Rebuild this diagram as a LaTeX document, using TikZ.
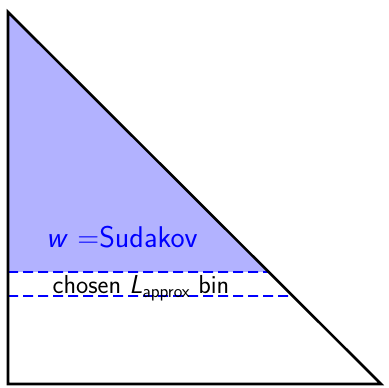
\documentclass[tikz,border=0pt]{standalone}
\usetikzlibrary{calc}
\begin{document}
\begin{tikzpicture}[x=1pt,y=1pt,
  edge/.style={line width=2.6pt, line join=miter},
  binline/.style={blue, line width=1.8pt, dash pattern=on 10pt off 5pt},
  lbl/.style={font=\sffamily\fontsize{26}{30}\selectfont, inner sep=0pt}]
\useasboundingbox (0,0) rectangle (389,388);
\coordinate (A) at (8,376);
\coordinate (B) at (8,4);
\coordinate (C) at (381,4);
\coordinate (U) at ($(A)!{260/372}!(C)$);
\coordinate (Ul) at (8,116);
\coordinate (Lo) at ($(A)!{284/372}!(C)$);
\coordinate (Ll) at (8,92);
\fill[blue!30] (A) -- (Ul) -- (U) -- cycle;
\draw[binline] (Ul) -- (U);
\draw[binline] (Ll) -- (Lo);
\draw[edge] (A) -- (B) -- (C) -- cycle;
\node[lbl, text=blue, font=\sffamily\fontsize{30}{34}\selectfont] (w) at (122,151) {\textit{w} =Sudakov};
\node[lbl, anchor=base] (bin) at (141,94) {chosen \textit{L}\textsubscript{approx} bin};
\end{tikzpicture}
\end{document}
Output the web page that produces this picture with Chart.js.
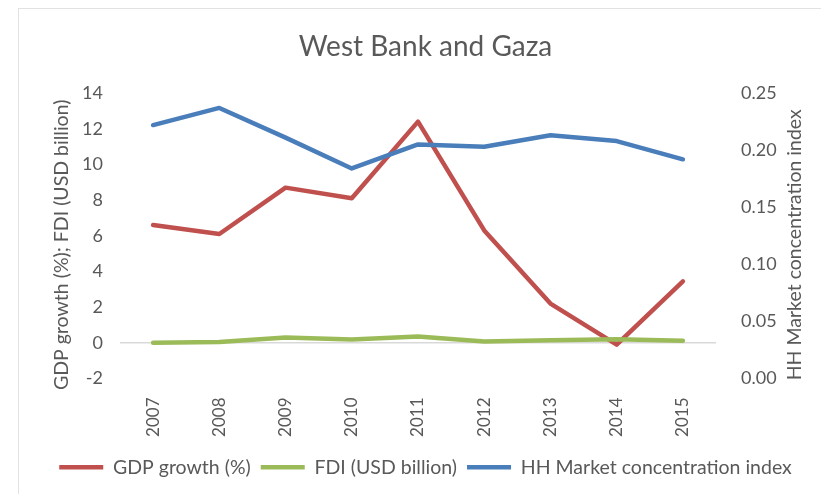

Task goal: Repeat all the data as it stands, dropping any images it holds.

Problem solution:
Rebuild this diagram as a LaTeX document, using TikZ.
\documentclass[tikz,border=0pt]{standalone}
\usetikzlibrary{calc}
\begin{document}
\begin{tikzpicture}[x=1pt,y=1pt,
  edge/.style={line width=2.6pt, line join=miter},
  binline/.style={blue, line width=1.8pt, dash pattern=on 10pt off 5pt},
  lbl/.style={font=\sffamily\fontsize{26}{30}\selectfont, inner sep=0pt}]
\useasboundingbox (0,0) rectangle (389,388);
\coordinate (A) at (8,376);
\coordinate (B) at (8,4);
\coordinate (C) at (381,4);
\coordinate (U) at ($(A)!{260/372}!(C)$);
\coordinate (Ul) at (8,116);
\coordinate (Lo) at ($(A)!{284/372}!(C)$);
\coordinate (Ll) at (8,92);
\fill[blue!30] (A) -- (Ul) -- (U) -- cycle;
\draw[binline] (Ul) -- (U);
\draw[binline] (Ll) -- (Lo);
\draw[edge] (A) -- (B) -- (C) -- cycle;
\node[lbl, text=blue, font=\sffamily\fontsize{30}{34}\selectfont] (w) at (122,151) {\textit{w} =Sudakov};
\node[lbl, anchor=base] (bin) at (141,94) {chosen \textit{L}\textsubscript{approx} bin};
\end{tikzpicture}
\end{document}
Output the web page that produces this picture with Chart.js.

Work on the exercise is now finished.